A l'occasion d'un déménagement qui ne s'est pas passé comme prévu, puisque le câblage internet connaissait quelques imperfections et/ou malfaçons,  j'ai subi une piqûre de rappel : le joueur de poker en ligne ne peut rien faire lorsque la technologie s'avère réfractaire. Pendant de longues semaines, j'ai donc vécu avec sérénité une sorte de black out qui m'a tenu éloigné des tables en ayant pour effet de diminuer mon envie de jouer. J'ai cru que cette mise en friche me permettrait de régénérer mon envie et mes ressources mentales.

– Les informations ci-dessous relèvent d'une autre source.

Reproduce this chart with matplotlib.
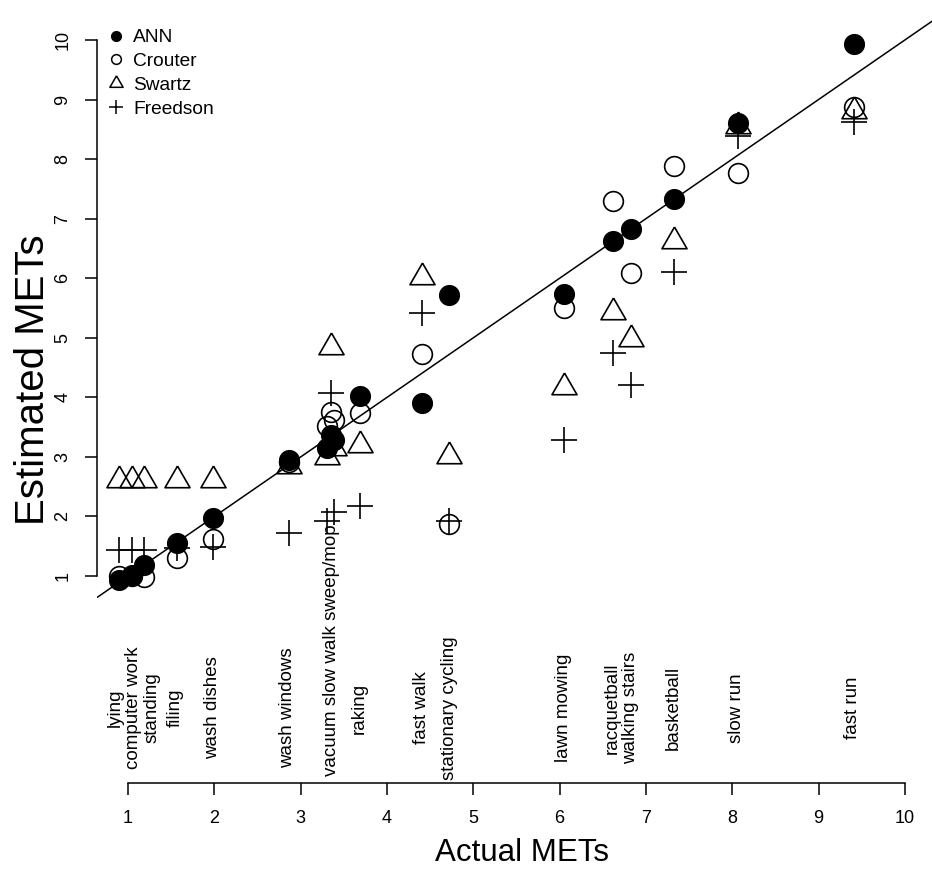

Mais force est de constater que cela n'aura pas été le cas dans les faits. Lorsque la fibre optique a enfin été fonctionnelle dans mon appartement, mon implication poker avait fortement diminué. Mon désir d'en découdre avec l'adversité et la variance avait diminué. Ma passion avait diminué. Ma patience à l'encontre de la mauvaise fortune ayant également diminué, le boost mental escompté n'a pas eu lieu. Et vu la situation actuelle, le retour à un ciel sans nuages n'est peut-être pas pour tout de suite.

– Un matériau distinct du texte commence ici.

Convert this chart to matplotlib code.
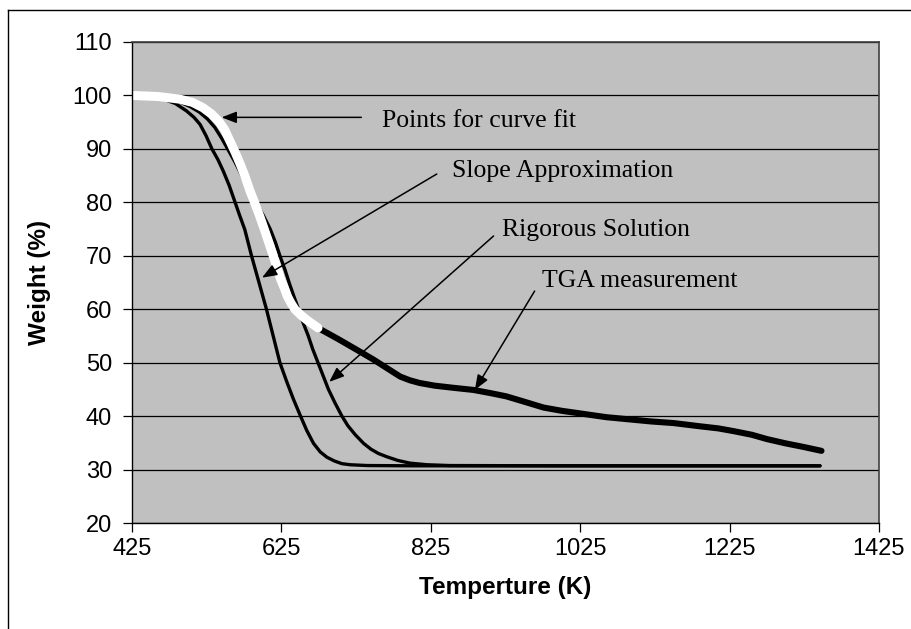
# TGA weight loss vs temperature - curve comparison chart

import matplotlib
matplotlib.use("Agg")
import matplotlib.pyplot as plt
from matplotlib.lines import Line2D

# slope approximation curve
slope_t = [425, 445, 467, 483, 498, 508, 516, 524, 532, 540, 547, 555, 563,
           569, 576, 585, 595, 605, 614, 623, 632, 641, 650, 659, 668, 677,
           686, 696, 706, 717, 740, 800, 1000, 1346]
slope_w = [100, 99.8, 99.3, 98.5, 97.1, 95.9, 94.6, 92.5, 90.0, 88.0, 85.9,
           83.2, 80.0, 77.6, 74.9, 70.0, 65.0, 60.0, 55.0, 50.0, 46.5, 43.2,
           40.2, 37.3, 34.9, 33.3, 32.3, 31.6, 31.1, 30.9, 30.75, 30.7, 30.7,
           30.7]

# rigorous solution curve
rig_t = [425, 455, 475, 490, 503, 515, 526, 536, 545, 553, 563, 572, 582,
         591, 601, 610, 617, 623, 630, 636, 642, 648, 654, 661, 667, 674,
         681, 688, 697, 706, 714, 724, 735, 745, 755, 766, 781, 797, 820,
         850, 1000, 1346]
rig_w = [100, 99.7, 99.3, 98.7, 97.9, 96.9, 95.6, 94.0, 92.0, 90.0, 87.5,
         85.0, 82.5, 80.0, 77.5, 75.0, 72.5, 70.0, 67.3, 64.7, 62.3, 60.0,
         57.5, 55.0, 52.5, 50.0, 47.5, 45.0, 42.4, 40.0, 38.2, 36.5, 34.9,
         33.8, 33.0, 32.4, 31.7, 31.2, 30.9, 30.75, 30.7, 30.7]

# TGA measurement
tga_t = [425, 460, 489, 506, 520, 531, 541, 549, 556, 563, 570, 577, 583,
         589, 596, 602, 608, 614, 619, 624, 629, 633, 638, 643, 651, 659,
         667, 674, 700, 726, 748, 766, 784, 797, 810, 830, 855, 882, 905,
         926, 950, 976, 1000, 1030, 1060, 1090, 1120, 1150, 1185, 1210,
         1230, 1255, 1275, 1300, 1325, 1348]
tga_w = [100, 99.8, 99.3, 98.7, 97.7, 96.6, 95.2, 93.6, 91.5, 89.4, 87.1,
         84.6, 82.1, 80.0, 77.4, 75.0, 72.5, 70.0, 67.8, 65.6, 63.9, 62.4,
         61.1, 60.0, 58.9, 58.0, 57.2, 56.5, 54.5, 52.4, 50.6, 49.0, 47.4,
         46.7, 46.2, 45.7, 45.3, 44.9, 44.3, 43.7, 42.7, 41.6, 41.0, 40.4,
         39.8, 39.4, 39.0, 38.7, 38.1, 37.7, 37.2, 36.5, 35.7, 34.9, 34.2,
         33.5]

# part of TGA used for the curve fit (white overlay)
fit_t = tga_t[:28]
fit_w = tga_w[:28]

# annotations: label, text position, arrow tail, arrow tip
labels = ["Points for curve fit", "Slope Approximation",
          "Rigorous Solution", "TGA measurement"]
text_xy = [(760, 95.3), (853, 85.9), (920, 74.9), (974, 65.2)]
tail_xy = [(732, 95.9), (833, 85.3), (909, 73.7), (964, 63.4)]
tip_xy = [(545, 95.9), (599, 65.9), (689, 46.4), (884, 44.9)]

x_ticks = [425, 625, 825, 1025, 1225, 1425]
y_ticks = [20, 30, 40, 50, 60, 70, 80, 90, 100, 110]

fig = plt.figure(figsize=(9.12, 6.29), dpi=100)
ax = fig.add_axes([132 / 912, 1 - 523 / 629, 747 / 912, 481 / 629])

ax.set_facecolor("#c0c0c0")
ax.set_xlim(425, 1425)
ax.set_ylim(20, 110)
ax.set_xticks(x_ticks)
ax.set_yticks(y_ticks)

ax.yaxis.grid(True, color="#000000", linewidth=0.9)
ax.set_axisbelow(True)

for side in ["top", "right"]:
    ax.spines[side].set_color("#404040")
    ax.spines[side].set_linewidth(1.2)
for side in ["left", "bottom"]:
    ax.spines[side].set_color("#000000")
    ax.spines[side].set_linewidth(1.0)

ax.tick_params(direction="out", length=6.5, width=0.9, color="#000000",
               labelsize=17)
ax.tick_params(axis="y", pad=8)
ax.tick_params(axis="x", pad=4)
for lab in ax.get_xticklabels() + ax.get_yticklabels():
    lab.set_fontfamily("Liberation Sans")

ax.plot(slope_t, slope_w, color="black", linewidth=2.4,
        solid_capstyle="round", solid_joinstyle="round")
ax.plot(rig_t, rig_w, color="black", linewidth=2.4,
        solid_capstyle="round", solid_joinstyle="round")
ax.plot(tga_t, tga_w, color="black", linewidth=4.4,
        solid_capstyle="round", solid_joinstyle="round")
ax.plot(fit_t, fit_w, color="white", linewidth=6.5,
        solid_capstyle="round", solid_joinstyle="round")

for lab, txy, tail, tip in zip(labels, text_xy, tail_xy, tip_xy):
    ax.annotate("", xy=tip, xytext=tail,
                arrowprops=dict(arrowstyle="-|>,head_length=0.9,head_width=0.35",
                                color="black", linewidth=1.1,
                                shrinkA=0, shrinkB=0))
    ax.text(txy[0], txy[1], lab, fontsize=18.5, family="Liberation Serif",
            ha="left", va="center")

ax.set_xlabel("Temperture (K)", fontsize=17.5, fontweight="bold",
              family="Liberation Sans", labelpad=12)
ax.set_ylabel("Weight (%)", fontsize=17.5, fontweight="bold",
              family="Liberation Sans", labelpad=15.5)

# outer chart border
fig.add_artist(Line2D([8 / 912, 1.0], [1 - 10 / 629, 1 - 10 / 629],
                      transform=fig.transFigure, color="black", linewidth=1.0))
fig.add_artist(Line2D([8 / 912, 8 / 912], [0.0, 1 - 10 / 629],
                      transform=fig.transFigure, color="black", linewidth=1.0))

plt.savefig("out.png", dpi=100)
plt.close()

Il y a peu, j'ai ici relaté ma mésaventure survenue lors d'une de mes sessions nocturnes, suite à une longue déconnexion survenue en toute fin de soirée me privant de potentiels gains financiers alors que la victoire me tendait les bras. Depuis lors, ayant goûté malgré moi à cette coupe d'amertume, je trempe mes lèvres dans le poker en ligne nettement plus précautionneusement, apeuré par les déconnexions intempestives en réduisant le nombre de tables jouées par session, par peur du vide. Car ces derniers jours j'ai été à plusieurs reprises victimes de micro-déconnexions. Oh, rien à voir avec celle de la fois précédente. Il s'agit de coupures qui ne durent guère plus d'une vingtaine de secondes, mais cela suffit à générer une sensation de gêne et d'inconfort.

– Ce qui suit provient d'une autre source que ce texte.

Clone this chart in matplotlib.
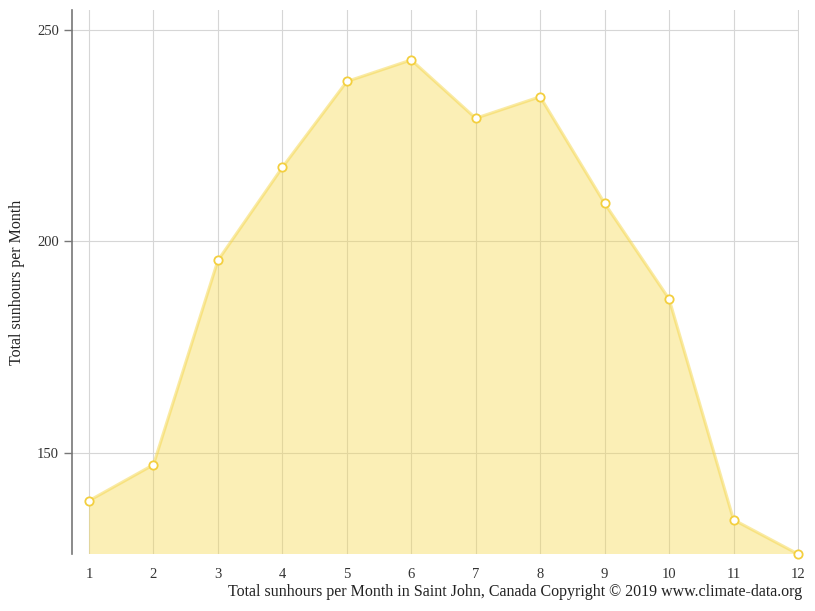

Plus jeune, j'ai fait pas mal de cyclisme, à un niveau tout à fait honorable. J'aimais tout particulièrement lorsque le relief était accidenté : la souffrance d'une montée pénible avec des forts pourcentages était toujours atténuée par le plaisir de l'effort du moment mais aussi et surtout par la promesse de la récompense occasionnée par la descente à venir. D'autant que j'avais une très bonne science des trajectoires lorsqu'il s'agissait de descentes que je dévalais à toutes berzingues. Une inconscience, même plutôt qu'une science, lorsque je repense à la prise de risques que cela pouvait parfois présenter. Jusqu'au jour où je me suis mangé la gamelle de ma vie, alors que je dévalais à grande vitesse dans un froid glacial un col de haute-montage au Pérou à plus de 4.500 mètres d'altitude qui m'a meurtri dans ma chair et dans mes os et qui a nécessité un rapatriement sanitaire via Europe Assistance. Depuis lors, s'il m'est advenu de refaire du vélo à petite dose, plus jamais je n'ai retrouvé le sens inné des trajectoires en descente et je conserve toujours par ailleurs le frein sur les cocottes : quand bien même je voudrais retrouver ma fluidité d'autant je n'y parviens plus. Toutes proportions gardées, c'est un peu le même état d'esprit qui m'habite en ce moment s'agissant de mes sessions de poker en ligne. La peur de la chute. Car outre la technique, ce qui fait souvent la différence au poker, c'est bien le mental. Pour obtenir des résultats, il faut être dans un état de sérénité difficilement conciliable avec l'incertitude liée à la survenance de micro-déconnexions comme c'est actuellement le cas. Chaque micro-déconnexion que je subis amoindrit mon bien-être aux tables et fissure ma confiance. La peur de perdre un gros pot pour des raisons "technologiques" a désormais pris le dessus sur mon plaisir de jouer. Difficile de dire combien de temps cela durera, toujours est-il que c'est un épisode assez pénible à vivre... Espérons que tout ceci ne soit bientôt plus qu'un lointain souvenir, lui aussi enrobé de nostalgie.